Provided information:
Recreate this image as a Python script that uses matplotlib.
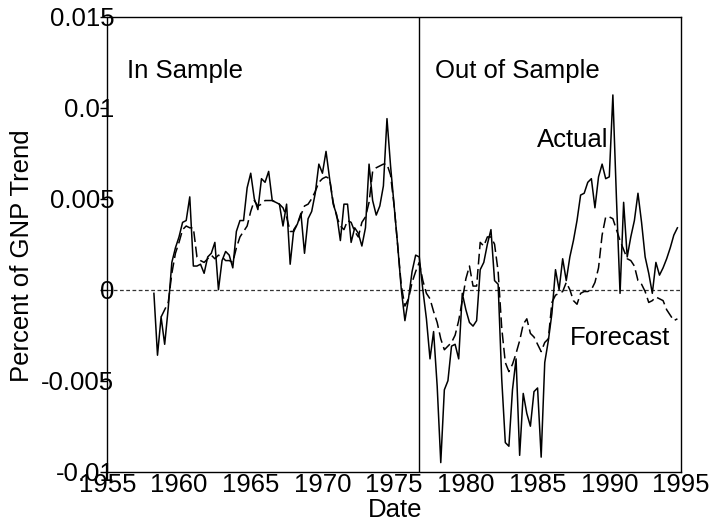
import numpy as np
import matplotlib
matplotlib.use("Agg")
import matplotlib.pyplot as plt

# ---- data (values in units of 0.001, quarterly) ----
start_year = 1958.25
actual = [-0.2, -3.6, -1.5, -3.0, -1.0, 1.5, 2.3, 2.9, 3.7, 3.8,
          5.1, 1.3, 1.3, 1.4, 0.9, 1.8, 2.0, 2.6, 0.0, 1.6,
          2.1, 1.9, 1.2, 3.2, 3.8, 3.8, 5.6, 6.4, 5.0, 4.4,
          6.1, 5.9, 6.5, 4.9, 4.8, 4.7, 3.5, 4.7, 1.4, 3.3,
          3.6, 4.2, 2.0, 3.9, 4.3, 5.3, 6.9, 6.4, 7.6, 6.1,
          4.7, 4.1, 2.7, 4.7, 4.7, 2.6, 3.4, 3.1, 2.4, 3.4,
          6.9, 4.9, 4.1, 4.6, 5.7, 9.4, 6.8, 4.6, 2.4, 0.0,
          -1.7, -0.5, 1.0, 1.9, 1.8, 0.0, -1.6, -3.8, -2.3, -5.3,
          -9.5, -5.5, -5.0, -3.1, -3.0, -3.8, -0.2, -1.1, -1.8, -2.0,
          -1.7, 1.1, 1.5, 2.5, 3.3, 0.5, 0.3, -4.9, -8.4, -8.6,
          -5.5, -3.8, -9.1, -5.7, -6.8, -7.5, -5.6, -5.4, -9.2, -4.0,
          -2.8, -1.3, 1.1, 0.0, 1.7, 0.5, 1.8, 2.7, 3.8, 5.2,
          5.3, 5.9, 6.1, 4.5, 6.2, 6.9, 6.1, 6.2, 10.7, 5.0,
          -0.2, 4.8, 1.8, 2.9, 3.8, 5.3, 3.7, 1.8, 0.9, -0.2,
          1.5, 0.8, 1.2, 1.7, 2.3, 3.0, 3.4]
forecast = [np.nan, np.nan, -1.5, -1.1, -0.7, 0.9, 2.0, 2.6, 3.3, 3.5,
            3.4, 3.4, 1.8, 1.6, 1.5, 1.7, 1.9, 1.7, 1.9, 1.8,
            1.6, 1.6, 1.5, 2.3, 2.9, 3.2, 3.5, 4.3, 4.9, 4.6,
            4.7, 4.9, 4.9, 4.9, 4.8, 4.7, 4.5, 4.0, 3.2, 3.2,
            3.6, 4.1, 4.6, 4.7, 5.0, 5.4, 5.9, 6.1, 6.2, 6.1,
            4.8, 4.0, 3.5, 3.3, 3.8, 3.7, 3.2, 2.9, 3.7, 4.0,
            4.8, 6.5, 6.7, 6.8, 6.9, 6.9, 6.3, 4.6, 2.4, 0.2,
            -0.9, -0.5, 0.4, 1.0, 1.5, 0.5, -0.2, -0.5, -1.2, -1.8,
            -2.7, -3.3, -3.1, -2.9, -2.5, -1.7, -0.6, 0.6, 1.3, 0.2,
            0.2, 2.6, 2.4, 2.9, 2.9, 2.5, 1.0, -2.1, -4.0, -4.5,
            -4.1, -3.5, -2.8, -1.9, -1.6, -2.4, -2.6, -3.0, -3.4, -2.9,
            -2.7, -0.7, -0.3, -0.2, -0.1, 0.4, 0.0, -0.6, -0.8, -0.2,
            -0.1, -0.1, 0.0, 0.4, 1.2, 3.0, 4.0, 4.0, 3.9, 3.3,
            2.7, 2.2, 1.7, 1.6, 1.3, 0.5, 0.3, -0.1, -0.7, -0.6,
            -0.4, -0.5, -0.6, -1.1, -1.4, -1.7, -1.6]
split_year = 1976.75
x_ticks = [1955, 1960, 1965, 1970, 1975, 1980, 1985, 1990, 1995]
y_ticks = [-0.01, -0.005, 0, 0.005, 0.01, 0.015]
y_tick_labels = ["-0.01", "-0.005", "0", "0.005", "0.01", "0.015"]

actual = np.array(actual) / 1000.0
forecast = np.array(forecast) / 1000.0
dates = start_year + np.arange(len(actual)) / 4.0

plt.rcParams['font.family'] = ['Liberation Sans', 'DejaVu Sans']
FS = 18.5

fig = plt.figure(figsize=(7.17, 5.22), dpi=100)
ax = fig.add_axes([107.3 / 717, 1 - 471.7 / 522, (681 - 107.3) / 717, (471.7 - 16.7) / 522])

ax.axhline(0, color='#333333', lw=0.9, ls=(0, (3, 2)), zorder=1)
ax.axvline(split_year, color='black', lw=1.0, zorder=2)
ax.plot(dates, forecast, color='black', lw=1.1, ls=(0, (7, 3)), zorder=3)
ax.plot(dates, actual, color='black', lw=1.1, zorder=4)

ax.set_xlim(1955, 1995)
ax.set_ylim(-0.01, 0.015)
ax.set_xticks(x_ticks)
ax.set_xticklabels([str(t) for t in x_ticks])
ax.set_yticks(y_ticks)
ax.set_yticklabels(y_tick_labels)
ax.tick_params(axis='y', direction='out', length=5, width=1, pad=-10, labelsize=FS)
ax.tick_params(axis='x', direction='out', length=0, pad=1, labelsize=FS)
for s in ax.spines.values():
    s.set_linewidth(1.0)

ax.text(1956.4, 0.012, "In Sample", fontsize=FS, va='center', ha='left')
ax.text(1977.85, 0.012, "Out of Sample", fontsize=FS, va='center', ha='left')
ax.text(1984.95, 0.0082, "Actual", fontsize=FS, va='center', ha='left')
ax.text(1987.25, -0.00265, "Forecast", fontsize=FS, va='center', ha='left')

fig.text(22 / 717, 0.51, "Percent of GNP Trend", rotation=90, fontsize=FS, ha='center', va='center')
fig.text(395 / 717, 0.023, "Date", fontsize=FS, ha='center', va='center')

fig.savefig("out.png", dpi=100)
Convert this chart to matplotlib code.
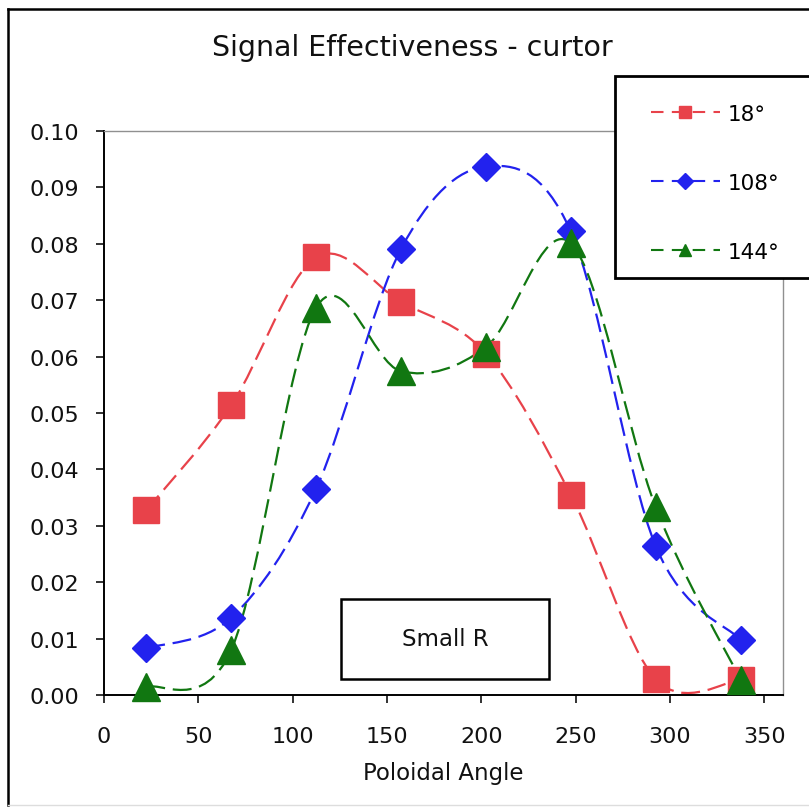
import matplotlib
matplotlib.use("Agg")
import matplotlib.pyplot as plt
import numpy as np
from matplotlib.path import Path
from matplotlib.patches import PathPatch, Rectangle
from matplotlib.lines import Line2D

# ---- data ----
angles = [22.5, 67.5, 112.5, 157.5, 202.5, 247.5, 292.5, 337.5]
s18 = [0.0328, 0.0514, 0.0776, 0.0697, 0.0605, 0.0355, 0.0028, 0.0027]
s108 = [0.0083, 0.0137, 0.0366, 0.0791, 0.0937, 0.0822, 0.0264, 0.0098]
s144 = [0.0014, 0.0080, 0.0687, 0.0574, 0.0617, 0.0801, 0.0333, 0.0027]
labels = ["18°", "108°", "144°"]
xticks = [0, 50, 100, 150, 200, 250, 300, 350]
yticks = [0.00, 0.01, 0.02, 0.03, 0.04, 0.05, 0.06, 0.07, 0.08, 0.09, 0.10]

colors = ["#e8424a", "#2222ee", "#117711"]
markers = ["s", "D", "^"]
msizes = [19, 14.5, 20]

W, H = 809, 812
fig = plt.figure(figsize=(W / 100, H / 100), dpi=100)
fig.patch.set_facecolor("white")

# outer frame
fig.add_artist(Line2D([8 / W, 8 / W], [1 - 10 / H, 1 - 806 / H], transform=fig.transFigure, color="black", lw=1.8))
fig.add_artist(Line2D([8 / W, 1.0], [1 - 10 / H, 1 - 10 / H], transform=fig.transFigure, color="black", lw=1.8))
fig.add_artist(Line2D([8 / W, 1.0], [1 - 806 / H, 1 - 806 / H], transform=fig.transFigure, color="#dddddd", lw=1.0))

ax = fig.add_axes([104 / W, 1 - 696 / H, (783 - 104) / W, (696 - 132) / H])
ax.set_xlim(0, 360)
ax.set_ylim(0, 0.10)
ax.set_xticks(xticks)
ax.set_yticks(yticks)
ax.set_yticklabels([f"{v:.2f}" for v in yticks])
ax.tick_params(axis="both", direction="out", length=6, width=1.2, labelsize=16, colors="#111111")
ax.tick_params(axis="y", pad=12)
ax.tick_params(axis="x", pad=16)
for sp in ["left", "bottom"]:
    ax.spines[sp].set_color("black")
    ax.spines[sp].set_linewidth(1.4)
for sp in ["top", "right"]:
    ax.spines[sp].set_color("#909090")
    ax.spines[sp].set_linewidth(1.0)
ax.set_xlabel("Poloidal Angle", fontsize=16.5, labelpad=11, color="#111111")


def smooth_path(xs, ys):
    pts = np.column_stack([xs, ys])
    n = len(pts)
    verts = [pts[0]]
    codes = [Path.MOVETO]
    for i in range(n - 1):
        p0 = pts[i - 1] if i > 0 else pts[i]
        p1 = pts[i]
        p2 = pts[i + 1]
        p3 = pts[i + 2] if i + 2 < n else pts[i + 1]
        c1 = p1 + (p2 - p0) / 6.0
        c2 = p2 - (p3 - p1) / 6.0
        verts += [c1, c2, p2]
        codes += [Path.CURVE4] * 3
    return Path(verts, codes)


dash = (0, (8.5, 3.5))
series = [s18, s108, s144]
handles = []
for ys, c, m, ms, lab in zip(series, colors, markers, msizes, labels):
    patch = PathPatch(smooth_path(angles, ys), fill=False, edgecolor=c, lw=1.6,
                      linestyle=dash, clip_on=False, zorder=2)
    ax.add_patch(patch)
    ax.plot(angles, ys, linestyle="none", marker=m, markersize=ms, color=c,
            markeredgecolor=c, clip_on=False, zorder=3)
    handles.append(Line2D([], [], color=c, lw=1.5, linestyle=(0, (6, 4)), marker=m,
                          markersize=8, markeredgecolor=c))

fig.text(412 / W, 1 - 48 / H, "Signal Effectiveness - curtor", ha="center", va="center",
         fontsize=20.5, color="#111111")

# legend box
fig.add_artist(Rectangle((615 / W, 1 - 279 / H), (830 - 615) / W, (279 - 77) / H,
                         transform=fig.transFigure, facecolor="white", edgecolor="black",
                         lw=2.0, clip_on=False, zorder=5))
leg = fig.legend(handles=handles, labels=labels, loc="upper left",
                 bbox_to_anchor=(640 / W, 1 - 94 / H), frameon=False, fontsize=15.5,
                 handlelength=3.2, labelspacing=2.28, handletextpad=0.35, borderpad=0)
leg.set_zorder(6)

# Small R box
fig.add_artist(Rectangle((341 / W, 1 - 680 / H), (549 - 341) / W, (680 - 600) / H,
                         transform=fig.transFigure, facecolor="white", edgecolor="black",
                         lw=1.8, zorder=5))
fig.text(445 / W, 1 - 640 / H, "Small R", ha="center", va="center", fontsize=16.5,
         color="#111111", zorder=6)

fig.savefig("out.png", dpi=100, facecolor="white")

What is expected:
Return every line of the preceding records in which the word "matplotlib" appears.

Problem solution:
Recreate this image as a Python script that uses matplotlib.
import matplotlib
matplotlib.use("Agg")
import matplotlib.pyplot as plt
Convert this chart to matplotlib code.
import matplotlib
matplotlib.use("Agg")
import matplotlib.pyplot as plt
from matplotlib.path import Path
from matplotlib.patches import PathPatch, Rectangle
from matplotlib.lines import Line2D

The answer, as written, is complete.